TP: There can be an unfair perception out there that investment banking is a commoditized business, not unlike real estate. Do you ever come across this? If so, how do you negotiate a fee that makes sense for both you and your client?

CS: We are very pragmatic on fees: open to a reimbursable model, fixed fee, fixed fee plus success, or success fee alone. For us it’s about what is both fair for the time we put in and the value we generate for the client.

TP: What do you consider the most overrated virtue?

CS: Patience, as it often morphs into passivity.

TP: What do you consider your greatest achievement?

CS: I have worked in the oil and gas sector for 17 years without being a geoscientist or engineer.
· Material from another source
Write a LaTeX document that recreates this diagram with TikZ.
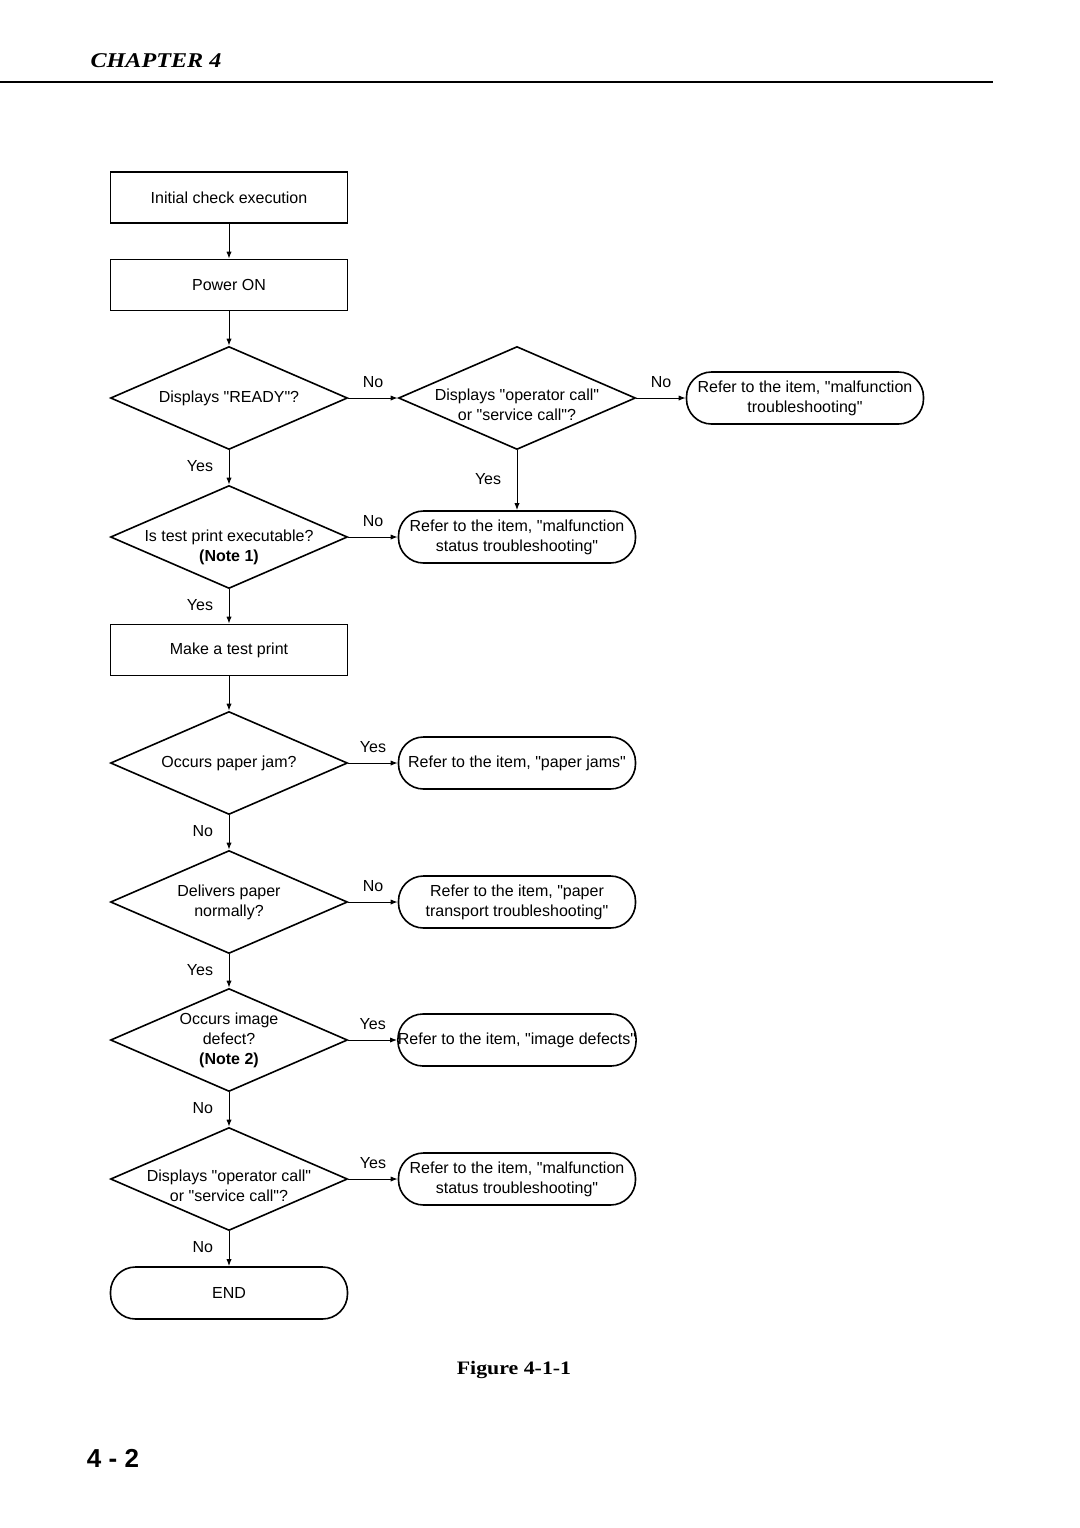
\documentclass[tikz,border=0pt]{standalone}
\usepackage{fontspec}
\setsansfont{Liberation Sans}[Ligatures=TeXOff]
\newfontfamily\headfont{Liberation Serif}[FakeStretch=1.15]
\usepackage{tikz}
\usetikzlibrary{shapes.geometric}
\usetikzlibrary{arrows.meta,positioning}
\newcommand\dtext[1]{\makebox[0pt]{\begin{tabular}{@{}c@{}}#1\end{tabular}}}

\begin{document}
\begin{tikzpicture}[x=.5pt,y=-.5pt,
        every node/.style={font=\sffamily\fontsize{8}{10}\selectfont},
        box/.style={draw,rectangle,line width=.8pt,minimum width=118.5pt,minimum height=25.5pt,inner sep=0pt},
        term/.style={draw,rectangle,line width=.8pt,rounded corners=12.5pt,minimum width=118.5pt,minimum height=26pt,inner sep=0pt,align=center},
        dia/.style={draw,diamond,line width=.8pt,minimum width=118.5pt,minimum height=51.5pt,inner sep=0pt},
        flow/.style={line width=.5pt,-{Latex[length=3.5pt,width=2.6pt]}},
        lbl/.style={inner sep=0pt,text height=5.8pt,text depth=1.7pt}]%
        \useasboundingbox (0,0) rectangle (1080,1528);%%
        %% page header
        \node[font=\headfont\bfseries\itshape\fontsize{10.5}{12}\selectfont] (chap) at (156,61) {CHAPTER 4}; %%
        \draw[line width=1pt] (0,82)--(993,82); %%
        %% main column
        \node[box] (init) at (229,197.5) {Initial check execution}; %%
        \node[box] (pwr) at (229,285) {Power ON}; %%
        \node[dia] (ready) at (229,398) {\dtext{Displays "READY"?}}; %%
        \node[dia] (tprint) at (229,537) {\dtext{\\Is test print executable?\\\textbf{(Note 1)}}}; %%
        \node[box] (mkprint) at (229,650) {Make a test print}; %%
        \node[dia] (jam) at (229,763) {\dtext{Occurs paper jam?}}; %%
        \node[dia] (deliv) at (229,902) {\dtext{Delivers paper\\normally?}}; %%
        \node[dia] (imgdef) at (229,1040) {\dtext{Occurs image\\defect?\\\textbf{(Note 2)}}}; %%
        \node[dia] (call2) at (229,1179) {\dtext{\\[-2pt]Displays "operator call"\\or "service call"?}}; %%
        \node[term] (end) at (229,1293) {END}; %%
        %% right column
        \node[dia] (call1) at (517,398) {\dtext{\\[-2pt]Displays "operator call"\\or "service call"?}}; %%
        \node[term] (malf) at (805,398) {Refer to the item, "malfunction\\troubleshooting"}; %%
        \node[term] (stat1) at (517,537) {Refer to the item, "malfunction\\status troubleshooting"}; %%
        \node[term] (pjam) at (517,763) {Refer to the item, "paper jams"}; %%
        \node[term] (ptrans) at (517,902) {Refer to the item, "paper\\transport troubleshooting"}; %%
        \node[term] (idef) at (517,1040) {Refer to the item, "image defects"}; %%
        \node[term] (stat2) at (517,1179) {Refer to the item, "malfunction\\status troubleshooting"}; %%
        %% connectors
        \draw[flow] (init)--(pwr); %%
        \draw[flow] (pwr)--(ready); %%
        \draw[flow] (ready.east)--node[lbl,above=3.4pt] {No} (call1.west); %%
        \draw[flow] (call1.east)--node[lbl,above=3.4pt] {No} (malf.west); %%
        \draw[flow] (ready.south)--node[lbl,left=7.7pt] {Yes} (tprint.north); %%
        \draw[flow] (call1.south)--node[lbl,left=7.7pt] {Yes} (stat1.north); %%
        \draw[flow] (tprint.east)--node[lbl,above=3.4pt] {No} (stat1.west); %%
        \draw[flow] (tprint.south)--node[lbl,left=7.7pt] {Yes} (mkprint.north); %%
        \draw[flow] (mkprint)--(jam.north); %%
        \draw[flow] (jam.east)--node[lbl,above=3.4pt] {Yes} (pjam.west); %%
        \draw[flow] (jam.south)--node[lbl,left=7.7pt] {No} (deliv.north); %%
        \draw[flow] (deliv.east)--node[lbl,above=3.4pt] {No} (ptrans.west); %%
        \draw[flow] (deliv.south)--node[lbl,left=7.7pt] {Yes} (imgdef.north); %%
        \draw[flow] (imgdef.east)--node[lbl,above=3.4pt] {Yes} (idef.west); %%
        \draw[flow] (imgdef.south)--node[lbl,left=7.7pt] {No} (call2.north); %%
        \draw[flow] (call2.east)--node[lbl,above=3.4pt] {Yes} (stat2.west); %%
        \draw[flow] (call2.south)--node[lbl,left=7.7pt] {No} (end.north); %%
        %% caption and page number
        \node[font=\headfont\bfseries\fontsize{9.5}{11}\selectfont] (fig) at (514,1370) {Figure 4-1-1}; %%
        \node[font=\sffamily\bfseries\fontsize{13}{15}\selectfont] (pgno) at (113,1458) {4 - 2}; %%
\end{tikzpicture}
\end{document}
TP: What’s your favorite thing to do when you’re not at work?

CS: Watching Liverpool FC play at Anfield, especially during this last season. I was very lucky to pick up season tickets a few years back and have seen so many unbelievable games already. Seeing great comebacks or matches on TV is one thing, but being part of it is something very different and special.

TP: What is your most treasured possession?

CS: Probably my bike, despite the average bike in London lasting less than two years before being stolen! There are some very cool routes throughout the city now and into the parks and gardens in the suburbs. To me, this is a lot more enjoyable (and maybe easier!) than road cycling.

TP: What is your greatest extravagance?

CS: Travel. I love exploring new places. I have been fortunate to travel a lot in my career to some places very much off the beaten track, where natural resources exist. This has probably made me even more curious to explore these areas further. Africa in particular is an amazing continent poised for radical change.

TP: Get out your crystal ball: What do you think the M&A advisory space will look like in 50 years? Will it even exist?

CS: Fifty years is a long time, given the way the financial services and energy industries are changing with AI, blockchain, and the energy transition! In the future, it would be great to see the M&A and A&D advisory boutiques flourish again versus the larger banks, which have tended to dominate over the last decade, especially on the larger deals.